Short exercise: How many of the lines below contain "this"? Answer with that number alone.
-- BEGIN Extracted entries --
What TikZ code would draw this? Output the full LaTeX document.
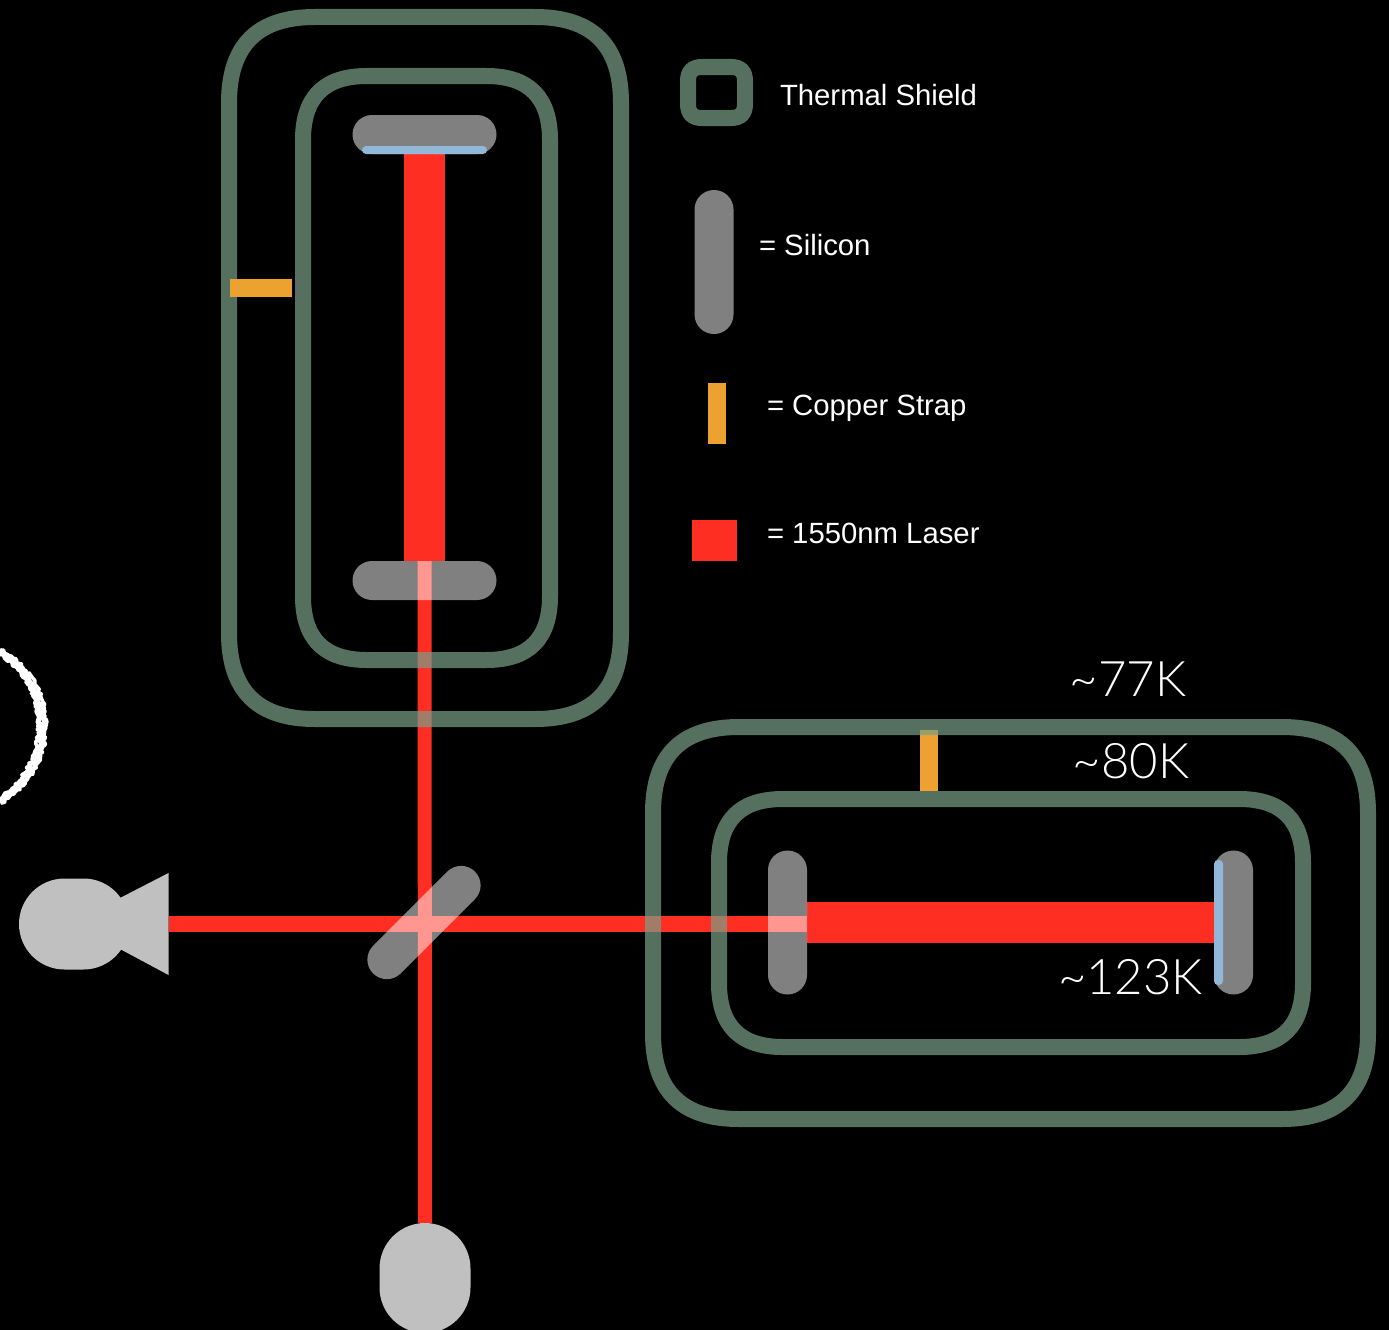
\documentclass[tikz,border=0pt]{standalone}
\usepackage{fontspec}
\setmainfont{Liberation Sans}
\newfontfamily\lightfont{Lato Light}
\usetikzlibrary{calc, backgrounds, decorations.pathmorphing}
\definecolor{shieldgreen}{RGB}{120,158,135}
\definecolor{laserred}{RGB}{255,46,34}
\definecolor{strapyellow}{RGB}{237,161,48}
\definecolor{coatblue}{RGB}{146,184,217}
\definecolor{detectorgrey}{RGB}{192,192,192}
\tikzset{
  every node/.style={inner sep=0pt, outer sep=0pt},
  shieldline/.style={draw=shieldgreen, draw opacity=.71, line width=16pt},
  silicon/.style={fill=white, fill opacity=.5, rounded corners=19.5pt, minimum width=144pt, minimum height=39pt},
  coating/.style={fill=coatblue, rounded corners=4pt},
  strap/.style={fill=strapyellow},
  detector/.style={fill=detectorgrey, rounded corners=45.5pt},
  legendtext/.style={text=white, font=\fontsize{29.3}{32}\selectfont, anchor=base west},
  templabel/.style={text=white, font=\lightfont\fontsize{49}{52}\selectfont},
  chalk/.style={white, line width=3.6pt, line join=round, decorate, decoration={random steps, segment length=1.8pt, amplitude=1.5pt}}
}
% #1 node, #2 corner length, soft corners round the node's box
\newcommand{\shieldloop}[2]{%
  \pgfmathsetmacro{\cornerin}{.33*#2}
  \draw[shieldline]
    ($(#1.north west)+(#2,0)$) -- ($(#1.north east)+(-#2,0)$)
    .. controls ($(#1.north east)+(-\cornerin,0)$) and ($(#1.north east)+(0,\cornerin)$) .. ($(#1.north east)+(0,#2)$)
    -- ($(#1.south east)+(0,-#2)$)
    .. controls ($(#1.south east)+(0,-\cornerin)$) and ($(#1.south east)+(-\cornerin,0)$) .. ($(#1.south east)+(-#2,0)$)
    -- ($(#1.south west)+(#2,0)$)
    .. controls ($(#1.south west)+(\cornerin,0)$) and ($(#1.south west)+(0,-\cornerin)$) .. ($(#1.south west)+(0,-#2)$)
    -- ($(#1.north west)+(0,#2)$)
    .. controls ($(#1.north west)+(0,\cornerin)$) and ($(#1.north west)+(\cornerin,0)$) .. cycle;
}
\begin{document}
\begin{tikzpicture}[x=1pt, y=-1pt]
    \useasboundingbox (0,0) rectangle (1389,1330);
    % thermal shields
    \node[minimum width=392pt, minimum height=702pt] (outerTop) at (425,368) {};
    \node[minimum width=247pt, minimum height=584pt] (innerTop) at (426.5,368) {};
    \node[minimum width=715pt, minimum height=392pt] (outerRight) at (1010.5,923) {};
    \node[minimum width=584pt, minimum height=248pt] (innerRight) at (1011,923) {};
    \shieldloop{outerTop}{86}
    \shieldloop{innerTop}{64}
    \shieldloop{outerRight}{86}
    \shieldloop{innerRight}{64}
    % cavity mirrors
    \node[silicon] (mirrorTop) at (424.5,134.5) {};
    \node[silicon] (mirrorBottom) at (424.5,580.5) {};
    \node[silicon, rotate=90] (mirrorLeft) at (787.5,922.5) {};
    \node[silicon, rotate=90] (mirrorRight) at (1233.5,922.5) {};
    \node[silicon, rotate=45] (splitter) at (424,922.5) {};
    \node[coating, minimum width=125pt, minimum height=8pt] (coatTop) at (424.5,150) {};
    \node[coating, minimum width=9pt, minimum height=125pt] (coatRight) at (1218.5,922.5) {};
    % copper straps
    \node[strap, minimum width=62pt, minimum height=18pt] (strapTop) at (261,288) {};
    % detectors
    \node[detector, minimum width=91pt, minimum height=110pt] (photoBottom) at (425,1278) {};
    \node[detector, minimum width=110pt, minimum height=91pt] (camLeft) at (74,924) {};
    \coordinate (lensTip) at (168.5,924);
    \begin{pgfonlayer}{background}
      \fill[black] (0,0) rectangle (1389,1330);
      \node[strap, minimum width=18pt, minimum height=61pt] (strapRight) at (929,760.5) {};
      \draw[laserred, line width=41pt] (coatTop.south) -- (mirrorBottom.north);
      \draw[laserred, line width=41pt] (mirrorLeft.south) -- (coatRight.west);
      \draw[laserred, line width=14pt] (mirrorBottom.north) -- (photoBottom.north);
      \draw[laserred, line width=16pt] (lensTip) -- (lensTip -| mirrorLeft.south);
    \end{pgfonlayer}
    \fill[detectorgrey] (120,898) -- (168.5,873) -- (168.5,975) -- (120,949) -- cycle;
    % chalk ring
    \foreach \off in {-3.6,-1.2,1.2,3.6}
      \draw[chalk, xshift=\off pt]
        (-3,650) .. controls (28,668) and (42,695) .. (42,727) .. controls (42,760) and (25,785) .. (-3,803);
    % legend
    \node[minimum width=57pt, minimum height=51pt] (legendShield) at (716.5,92.5) {};
    \shieldloop{legendShield}{14}
    \node[silicon, rotate=90] (legendSilicon) at (714,262) {};
    \node[strap, minimum width=18pt, minimum height=61pt] (legendStrap) at (717,413.5) {};
    \node[fill=laserred, minimum width=45pt, minimum height=41pt] (legendLaser) at (714.5,540.5) {};
    \node[legendtext] (labelShield) at (780,105) {Thermal Shield};
    \node[legendtext] (labelSilicon) at (759,255) {= Silicon};
    \node[legendtext] (labelStrap) at (767,415) {= Copper Strap};
    \node[legendtext] (labelLaser) at (767,543) {= 1550nm Laser};
    % temperatures
    \node[templabel] (tempOuter) at (1128,679) {\char`\~77K};
    \node[templabel] (tempInner) at (1131,761) {\char`\~80K};
    \node[templabel] (tempMirror) at (1130.5,977) {\char`\~123K};
\end{tikzpicture}
\end{document}
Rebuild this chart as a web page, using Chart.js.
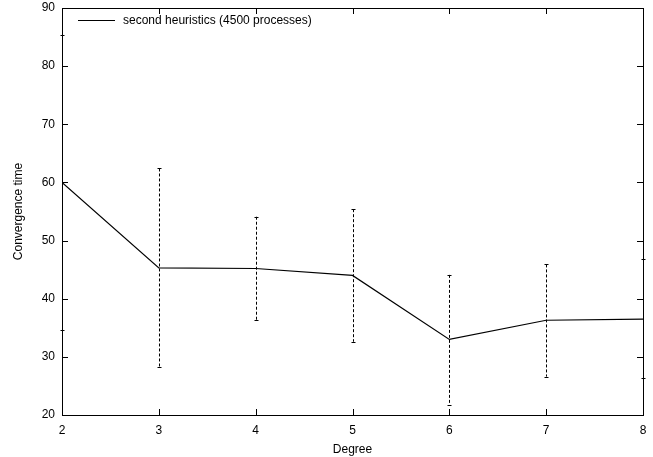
-- END Extracted entries --
Output of the task: 2